▶ _Task_: Restate, exactly and without pictures, the lines from the start of the listing below through the line holding "errores = [0.6, 1.5, 1.4, 1.2, 2.0]".

++++++

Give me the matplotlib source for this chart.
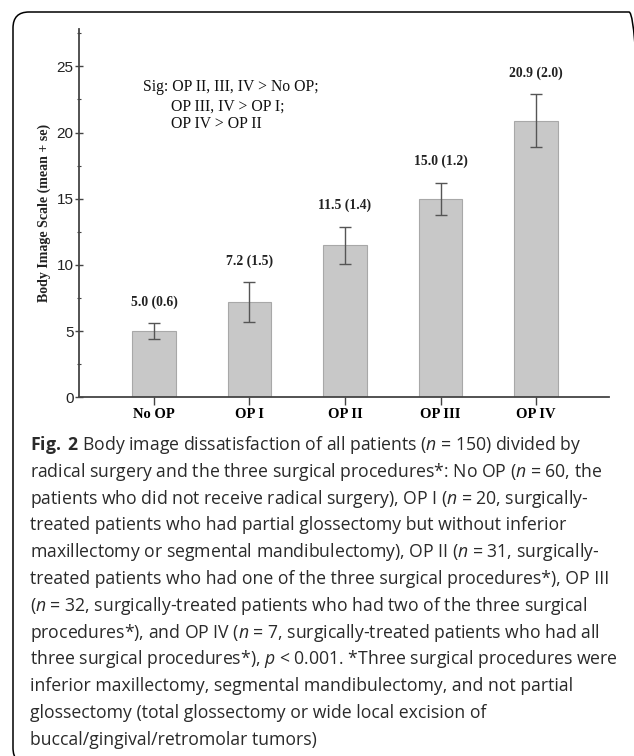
import matplotlib
matplotlib.use("Agg")
import matplotlib.pyplot as plt
from matplotlib.patches import FancyBboxPatch
from matplotlib.transforms import IdentityTransform
from matplotlib.ticker import MultipleLocator

# datos
grupos = ["No OP", "OP I", "OP II", "OP III", "OP IV"]
medias = [5.0, 7.2, 11.5, 15.0, 20.9]
errores = [0.6, 1.5, 1.4, 1.2, 2.0]

sig_lineas = ["Sig: OP II, III, IV > No OP;",
              "OP III, IV > OP I;",
              "OP IV > OP II"]

leyenda = [
    r"$\mathbf{Fig.}$ $\mathbf{2}$ Body image dissatisfaction of all patients ($\mathit{n}$ = 150) divided by",
    r"radical surgery and the three surgical procedures*: No OP ($\mathit{n}$ = 60, the",
    r"patients who did not receive radical surgery), OP I ($\mathit{n}$ = 20, surgically-",
    r"treated patients who had partial glossectomy but without inferior",
    r"maxillectomy or segmental mandibulectomy), OP II ($\mathit{n}$ = 31, surgically-",
    r"treated patients who had one of the three surgical procedures*), OP III",
    r"($\mathit{n}$ = 32, surgically-treated patients who had two of the three surgical",
    r"procedures*), and OP IV ($\mathit{n}$ = 7, surgically-treated patients who had all",
    r"three surgical procedures*), $\mathit{p}$ < 0.001. *Three surgical procedures were",
    r"inferior maxillectomy, segmental mandibulectomy, and not partial",
    r"glossectomy (total glossectomy or wide local excision of",
    r"buccal/gingival/retromolar tumors)",
]

plt.rcParams['mathtext.fontset'] = 'custom'
plt.rcParams['mathtext.rm'] = 'Open Sans'
plt.rcParams['mathtext.it'] = 'Open Sans:italic'
plt.rcParams['mathtext.bf'] = 'Open Sans:bold'

W, H = 634, 756
fig = plt.figure(figsize=(W / 100, H / 100), dpi=100)

# marco redondeado (en pixeles)
marco = FancyBboxPatch((13, -8), 632, 756 - 12 + 8,
                       boxstyle="round,pad=0,rounding_size=16",
                       transform=IdentityTransform(), fill=False,
                       edgecolor='black', linewidth=1.1)
fig.patches.append(marco)

ax = fig.add_axes([79 / W, (H - 397.3) / H, 530 / W, 368 / H])

x = list(range(len(grupos)))
ax.bar(x, medias, width=0.46, color='#c8c8c8', edgecolor='#a8a8a8', linewidth=0.8, zorder=2)
ax.errorbar(x, medias, yerr=errores, fmt='none', ecolor='#555555',
            elinewidth=1.0, capsize=4.3, capthick=1.0, zorder=3)

for xi, m, e in zip(x, medias, errores):
    ax.text(xi, m + e + 1.6, f"{m:.1f} ({e:.1f})", ha='center', va='center',
            family='Liberation Serif', fontweight='bold', fontsize=9.8, color='#222222')

ax.set_xlim(-0.785, 4.764)
ax.set_ylim(0, 27.8)
ax.yaxis.set_major_locator(MultipleLocator(5))
ax.yaxis.set_minor_locator(MultipleLocator(2.5))

for s in ['top', 'right']:
    ax.spines[s].set_visible(False)
for s in ['left', 'bottom']:
    ax.spines[s].set_color('#444444')
    ax.spines[s].set_linewidth(1.3)
ax.patch.set_visible(False)

ax.set_xticks(x)
ax.set_xticklabels(grupos, family='Liberation Serif', fontweight='bold', fontsize=10.5)
ax.tick_params(axis='x', direction='out', length=5.5, width=1.0, color='#444444', pad=2)
ax.tick_params(axis='y', which='major', direction='inout', length=6, width=1.0,
               color='#444444', pad=1, labelsize=11)
ax.tick_params(axis='y', which='minor', direction='inout', length=3, width=0.8, color='#444444')
for t in ax.get_yticklabels():
    t.set_family('Liberation Sans')
    t.set_color('#222222')

ax.set_ylabel("Body Image Scale (mean + se)", family='Liberation Serif',
              fontweight='bold', fontsize=10, va='center', color='#222222')
ax.yaxis.set_label_coords(-(79 - 44) / 530, 0.5)

# texto de significancia
sig_x = [143, 171, 171]
sig_y = [87, 106.5, 124.5]
for txt, px, py in zip(sig_lineas, sig_x, sig_y):
    ax.text((px - 79) / 530, (397.3 - py) / 368, txt, transform=ax.transAxes,
            ha='left', va='center', family='Liberation Serif', fontsize=11.3, color='#111111')

# leyenda de la figura, ajustando el tamano al ancho de las lineas 1 y 9
renderer = fig.canvas.get_renderer()
anchos = 0
for k in (0, 8):
    prueba = fig.text(0, 0, leyenda[k], family='Open Sans', fontsize=12)
    anchos += prueba.get_window_extent(renderer).width
    prueba.remove()
tam = 12 * (562 + 578) / anchos

for i, linea in enumerate(leyenda):
    fig.text(30 / W, 1 - (450 + i * 26.8) / H, linea, family='Open Sans',
             fontsize=tam, color='#2a2a2a', ha='left', va='baseline')

fig.savefig("out.png", dpi=100)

++++++

▶ _Task result_:
Give me the matplotlib source for this chart.
import matplotlib
matplotlib.use("Agg")
import matplotlib.pyplot as plt
from matplotlib.patches import FancyBboxPatch
from matplotlib.transforms import IdentityTransform
from matplotlib.ticker import MultipleLocator

# datos
grupos = ["No OP", "OP I", "OP II", "OP III", "OP IV"]
medias = [5.0, 7.2, 11.5, 15.0, 20.9]
errores = [0.6, 1.5, 1.4, 1.2, 2.0]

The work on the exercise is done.